After traveling to New Hampshire and the British Isles to cure his “consumption in an incipient stage, and dyspepsia,” in 1879 he obtained a medical degree at the Eclectic Medical College of Pennsylvania. According to several students, friends, and coworkers, Emerson’s training as a minister, orator, and physician led him to create an educational philosophy that encompassed aspects of all three fields. Emerson believed that it was possible for individuals to train themselves physically, mentally, morally, and spiritually to achieve “perfect altruism,” a state in which their lives were focused solely on helping and elevating others. This, to Emerson, was the zenith of humanity’s evolution—in which the mind, body, and soul were perfected.
The question remaining was how to reach this peak of evolution. Emerson believed that the key was studying and perfecting the various methods of expression, as it was through expression that “the attributes of soul are channelled.” Learning proper speaking skills for dramatic, interpersonal, and public activities not only required using one’s intellect to determine the meaning behind one’s words and the best way to portray them, but also developing the emotional awareness necessary to understand the impact and nuances of those words. In that way, according to one of Emerson’s students, “expressional training of the best kind refines the sensibilities, cultivates the beauty of speech, trains the intellect, educates the emotions, broads the sympathies, and gives keen insight into the deeper understanding of life.”
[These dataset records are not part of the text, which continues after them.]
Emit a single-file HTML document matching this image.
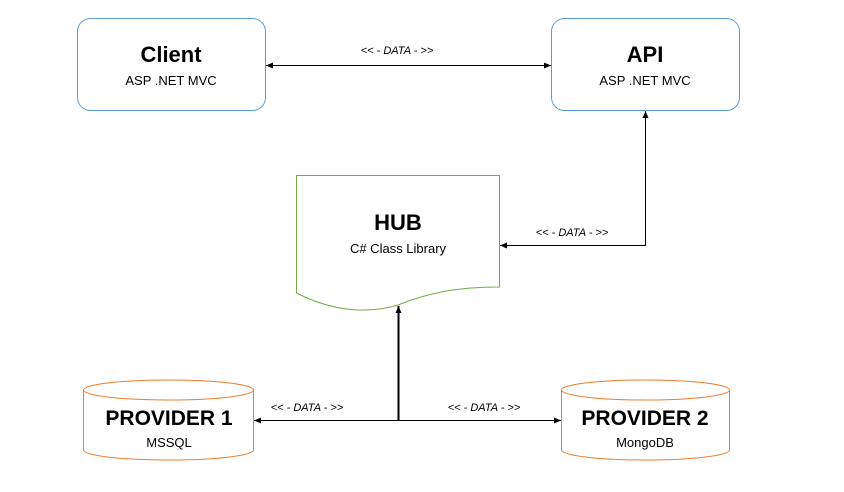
<!DOCTYPE html>
<html><head><style>body{margin:0;background:#fff}svg{display:block}</style></head><body>
<svg width="844" height="492" viewBox="0 0 844 492" xmlns="http://www.w3.org/2000/svg" font-family="'Liberation Sans', sans-serif">
<defs>
<marker id="a" markerWidth="8" markerHeight="8" refX="7" refY="4" orient="auto-start-reverse" markerUnits="userSpaceOnUse"><path d="M0,1 L7,4 L0,7 Z" fill="#000"/></marker>
</defs>
<rect x="77.5" y="18.5" width="188" height="92" rx="13" fill="#fff" stroke="#5b9bd5"/>
<rect x="551.5" y="18.5" width="188" height="92" rx="13" fill="#fff" stroke="#5b9bd5"/>
<text x="171" y="62" text-anchor="middle" font-size="22" font-weight="bold">Client</text>
<text x="171" y="85" text-anchor="middle" font-size="13">ASP .NET MVC</text>
<text x="645" y="62" text-anchor="middle" font-size="22" font-weight="bold">API</text>
<text x="645" y="85" text-anchor="middle" font-size="13">ASP .NET MVC</text>
<line x1="266" y1="65.5" x2="551" y2="65.5" stroke="#000" marker-start="url(#a)" marker-end="url(#a)"/>
<text x="397" y="54" text-anchor="middle" font-size="11" font-style="italic">&lt;&lt; - DATA - &gt;&gt;</text>
<path d="M296.5,175.5 H499.5 V287 C460,287 430,292 398,305 C365,315 330,310 296.5,293 Z" fill="#fff" stroke="#70ad47"/>
<text x="398" y="230" text-anchor="middle" font-size="22" font-weight="bold">HUB</text>
<text x="398" y="253" text-anchor="middle" font-size="13">C# Class Library</text>
<polyline points="645.5,111 645.5,245.5 500,245.5" fill="none" stroke="#000" marker-start="url(#a)" marker-end="url(#a)"/>
<text x="572" y="236" text-anchor="middle" font-size="11" font-style="italic">&lt;&lt; - DATA - &gt;&gt;</text>
<line x1="398.5" y1="420" x2="398.5" y2="306" stroke="#000" stroke-width="2" marker-end="url(#a)"/>
<line x1="254" y1="420.5" x2="561" y2="420.5" stroke="#000" marker-start="url(#a)" marker-end="url(#a)"/>
<text x="307" y="411" text-anchor="middle" font-size="11" font-style="italic">&lt;&lt; - DATA - &gt;&gt;</text>
<text x="484" y="411" text-anchor="middle" font-size="11" font-style="italic">&lt;&lt; - DATA - &gt;&gt;</text>
<g fill="#fff" stroke="#ed7d31">
<path d="M83.5,390 V450 A85,10 0 0 0 253.5,450 V390"/>
<ellipse cx="168.5" cy="390" rx="85" ry="10"/>
<path d="M561.5,390 V450 A84,10 0 0 0 729.5,450 V390"/>
<ellipse cx="645.5" cy="390" rx="84" ry="10"/>
</g>
<text x="169" y="425" text-anchor="middle" font-size="21" font-weight="bold">PROVIDER 1</text>
<text x="169" y="447" text-anchor="middle" font-size="13">MSSQL</text>
<text x="645" y="425" text-anchor="middle" font-size="21" font-weight="bold">PROVIDER 2</text>
<text x="645" y="447" text-anchor="middle" font-size="13">MongoDB</text>
</svg>
</body></html>
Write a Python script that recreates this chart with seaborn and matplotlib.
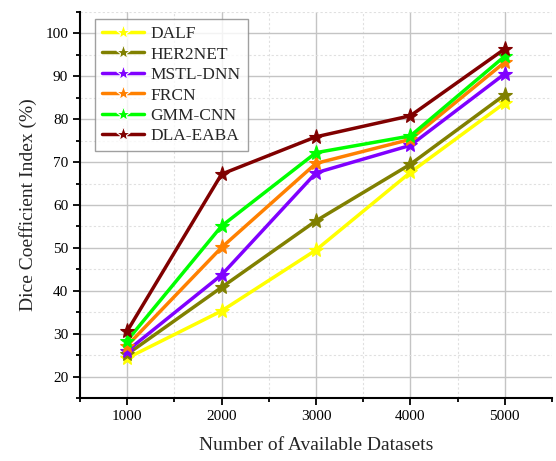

Although speech was a key component of an education focusing on expression, Emerson felt it was also very important to focus on physical health and movement. Exercises that focused on building fluid, graceful movements would allow for more perfect expression of ideas, thoughts, and feelings. They would also create a strong, healthy body capable of warding off illness and obeying the commands of the mind and soul.
Emerson’s goal in creating his college was to train students who could implement his educational philosophy. He developed courses—including those titled Oratory, Gesture, Dramatic Interpretation, Physical Culture, and English Literature—that brought all its threads together to demonstrate that proper expression in all its forms was the only way for students to reach their full potential. Therefore, expression was necessary to evolution.
 Coffee Jr., John M. and Richard L. Wentworth, eds. A Century of Eloquence: The History of Emerson College 1880–1980 (Boston: Alternative Publications, 1982), p. 16.
 Coffee Jr., p. 38.
 Theodore E. Romberg, “An Introduction to the Philosophy of Charles Wesley Emerson,” A Century of Eloquence: The History of Emerson College 1880–1980, eds. John M. Coffee Jr. and Richard L. Wentworth (Boston: Alternative Publications, 1982), p. 30.
 Grace H. Foster, “Emerson College of Oratory,” The Normal Magazine (Vol. 15, 1910), pp. 16–17.